Because of that, today I got an idea. I remembered Linoit.com, an online sticky note canvas. I thought we could bring a big virtual birthday card that we all signed to our online meeting.

She was in a lot of our What’s App groups, so I had to send individual messages. I asked a friend to translate my message into Arabic, and she did.

I sent it out to all the Arabic-speaking teacher numbers I had in my Contacts. I started getting responses and people were filling out sticky notes, so I knew it was working and the instructions were sound.

I was feeling a bit smug and powerful, though I’m 98.5% a language poser. “Yes, I can communicate in English or Arabic–whatever is needed,” I pretended.

I can actually answer back with a few sometimes misspelled responses, like thank you (شكراً) and you’re welcome (عفوا).

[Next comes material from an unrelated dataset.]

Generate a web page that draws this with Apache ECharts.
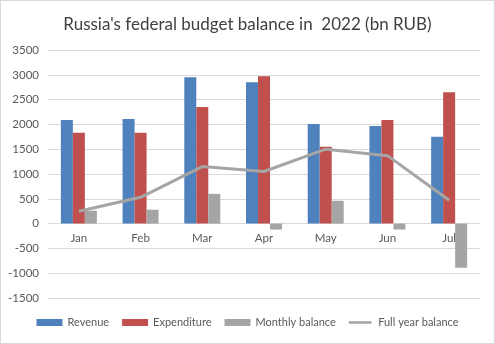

I have an Arabic keyboard on my phone.

Google Translate is a great tool. I can translate Arabic into English easily, and get the gist of what someone is writing to me. When I try to write back, I’m not able to choose between the misspelled words and the real words that are auto-generated. (If you haven’t figured it out, I really can’t write Arabic, or even speak it.)

But tonight I was on a roll. In fact, my teacher friends could have much more easily communicated in English for our purposes, but I persisted carrying on a very small and simple conversation in Arabic. Until I got this response after one of my Arabic answers: 😬 the grimacing emoji.

“Oops! What did I say?” I wrote.  That is not the first time I’ve had to write that phrase in a text conversation.

I should learn how to write it in Arabic and add it to my tiny repertoire!